[BEGIN Material provided]

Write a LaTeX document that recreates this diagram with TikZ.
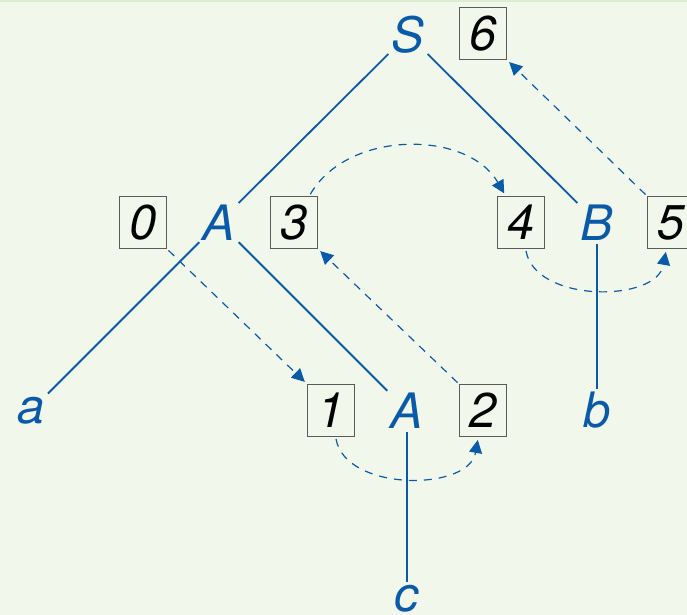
\documentclass[tikz,border=0pt]{standalone}
\usepackage{fontspec}
\setmainfont{TeX Gyre Heros}
\usetikzlibrary{arrows.meta}

\definecolor{treeblue}{RGB}{10,90,170}
\definecolor{framebg}{RGB}{242,247,236}
\definecolor{framebar}{RGB}{222,236,210}
\definecolor{boxgray}{RGB}{90,90,90}

\begin{document}
\begin{tikzpicture}[font=\fontsize{24.4}{29}\selectfont\itshape,
  sym/.style={text=treeblue, inner sep=1.5pt},
  numbox/.style={draw=boxgray, line width=0.5pt, minimum width=23.5pt, minimum height=26pt, inner sep=0pt},
  trail/.style={draw=treeblue, line width=0.6pt, dash pattern=on 4pt off 3.5pt,
    -{Triangle[length=6.5pt,width=6.5pt]}, shorten <=1pt, shorten >=1.5pt},
  level distance=94pt,
  level 1/.style={sibling distance=189pt},
  level 2/.style={sibling distance=188pt},
  edge from parent/.style={draw=none}]

\useasboundingbox (0,0) rectangle (343.5pt,-307.5pt);
\fill[framebg] (0,0) rectangle (343.5pt,-307.5pt);
\fill[framebar] (0,0) rectangle (343.5pt,-1.25pt);

\node [sym] (S) at (204pt,-17.25pt) {S}
  child {node [sym] (A1) {A}
    child {node [sym] (a) {a}}
    child {node [sym] (A2) {A}
      child {node [sym] (c) {c}}
    }
  }
  child {node [sym] (B) {B}
    child {node [sym] (b) {b}}
  };

\draw [treeblue, line width=0.9pt] (S) -- (A1);
\draw [treeblue, line width=0.9pt] (S) -- (B);
\draw [treeblue, line width=0.9pt] (A1) -- (a);
\draw [treeblue, line width=0.9pt] (A1) -- (A2);
\draw [treeblue, line width=0.9pt] (A2) -- (c);
\draw [treeblue, line width=0.9pt] (B) -- (b);

\node [numbox] (n0) at ([xshift=-38pt]A1.center) {0};
\node [numbox] (n3) at ([xshift=37.5pt]A1.center) {3};
\node [numbox] (n1) at ([xshift=-38pt]A2.center) {1};
\node [numbox] (n2) at ([xshift=38pt]A2.center) {2};
\node [numbox] (n4) at ([xshift=-38pt]B.center) {4};
\node [numbox] (n5) at ([xshift=37pt]B.center) {5};
\node [numbox] (n6) at ([xshift=37.5pt,yshift=0.5pt]S.center) {6};

\draw [trail] (n0.south east) -- (n1.north west);
\draw [trail] (n1) to[out=-80,in=-100] (n2);
\draw [trail] (n2.north west) -- (n3.south east);
\draw [trail] (n3) to[out=60,in=120] (n4);
\draw [trail] (n4) to[out=-80,in=-100] (n5);
\draw [trail] (n5.north west) -- (n6.south east);

\end{tikzpicture}
\end{document}
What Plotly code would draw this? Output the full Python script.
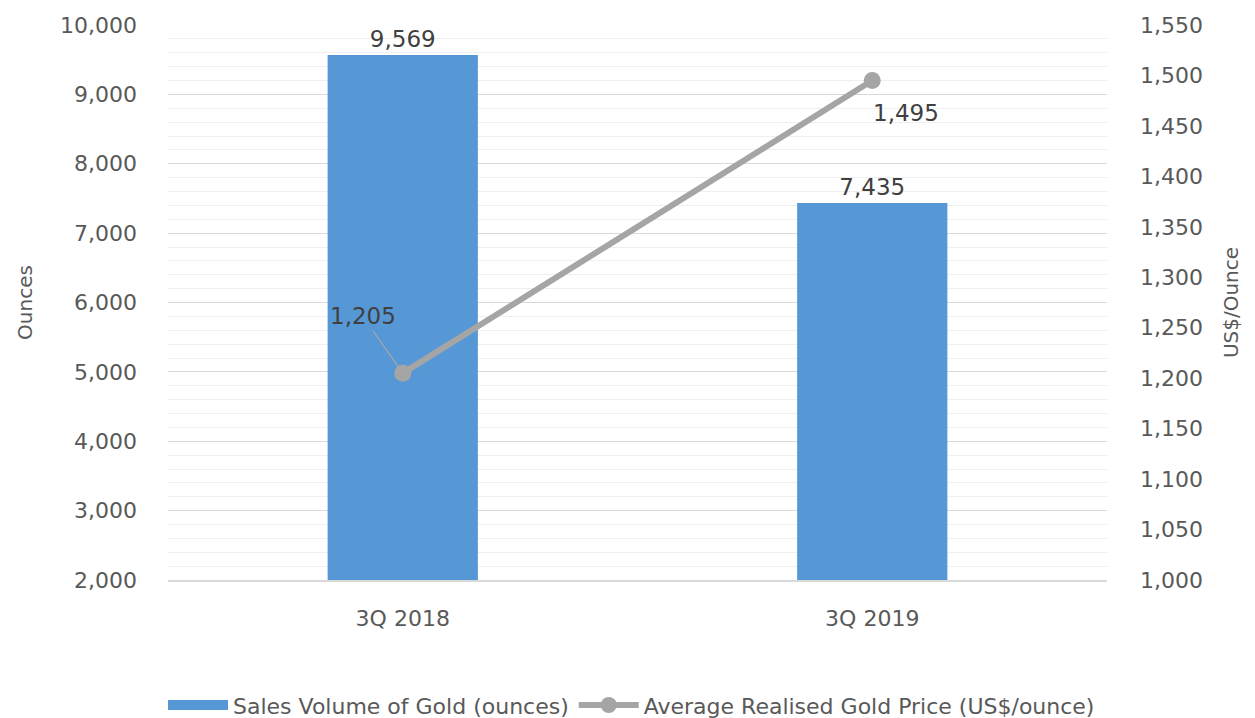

[END Material provided]

■ Exercise details
All of the lines above should be retyped precisely, apart from the pictures.

■ Reply to the task
Write a LaTeX document that recreates this diagram with TikZ.
\documentclass[tikz,border=0pt]{standalone}
\usepackage{fontspec}
\setmainfont{TeX Gyre Heros}
\usetikzlibrary{arrows.meta}

\definecolor{treeblue}{RGB}{10,90,170}
\definecolor{framebg}{RGB}{242,247,236}
\definecolor{framebar}{RGB}{222,236,210}
\definecolor{boxgray}{RGB}{90,90,90}

\begin{document}
\begin{tikzpicture}[font=\fontsize{24.4}{29}\selectfont\itshape,
  sym/.style={text=treeblue, inner sep=1.5pt},
  numbox/.style={draw=boxgray, line width=0.5pt, minimum width=23.5pt, minimum height=26pt, inner sep=0pt},
  trail/.style={draw=treeblue, line width=0.6pt, dash pattern=on 4pt off 3.5pt,
    -{Triangle[length=6.5pt,width=6.5pt]}, shorten <=1pt, shorten >=1.5pt},
  level distance=94pt,
  level 1/.style={sibling distance=189pt},
  level 2/.style={sibling distance=188pt},
  edge from parent/.style={draw=none}]

\useasboundingbox (0,0) rectangle (343.5pt,-307.5pt);
\fill[framebg] (0,0) rectangle (343.5pt,-307.5pt);
\fill[framebar] (0,0) rectangle (343.5pt,-1.25pt);

\node [sym] (S) at (204pt,-17.25pt) {S}
  child {node [sym] (A1) {A}
    child {node [sym] (a) {a}}
    child {node [sym] (A2) {A}
      child {node [sym] (c) {c}}
    }
  }
  child {node [sym] (B) {B}
    child {node [sym] (b) {b}}
  };

\draw [treeblue, line width=0.9pt] (S) -- (A1);
\draw [treeblue, line width=0.9pt] (S) -- (B);
\draw [treeblue, line width=0.9pt] (A1) -- (a);
\draw [treeblue, line width=0.9pt] (A1) -- (A2);
\draw [treeblue, line width=0.9pt] (A2) -- (c);
\draw [treeblue, line width=0.9pt] (B) -- (b);

\node [numbox] (n0) at ([xshift=-38pt]A1.center) {0};
\node [numbox] (n3) at ([xshift=37.5pt]A1.center) {3};
\node [numbox] (n1) at ([xshift=-38pt]A2.center) {1};
\node [numbox] (n2) at ([xshift=38pt]A2.center) {2};
\node [numbox] (n4) at ([xshift=-38pt]B.center) {4};
\node [numbox] (n5) at ([xshift=37pt]B.center) {5};
\node [numbox] (n6) at ([xshift=37.5pt,yshift=0.5pt]S.center) {6};

\draw [trail] (n0.south east) -- (n1.north west);
\draw [trail] (n1) to[out=-80,in=-100] (n2);
\draw [trail] (n2.north west) -- (n3.south east);
\draw [trail] (n3) to[out=60,in=120] (n4);
\draw [trail] (n4) to[out=-80,in=-100] (n5);
\draw [trail] (n5.north west) -- (n6.south east);

\end{tikzpicture}
\end{document}
What Plotly code would draw this? Output the full Python script.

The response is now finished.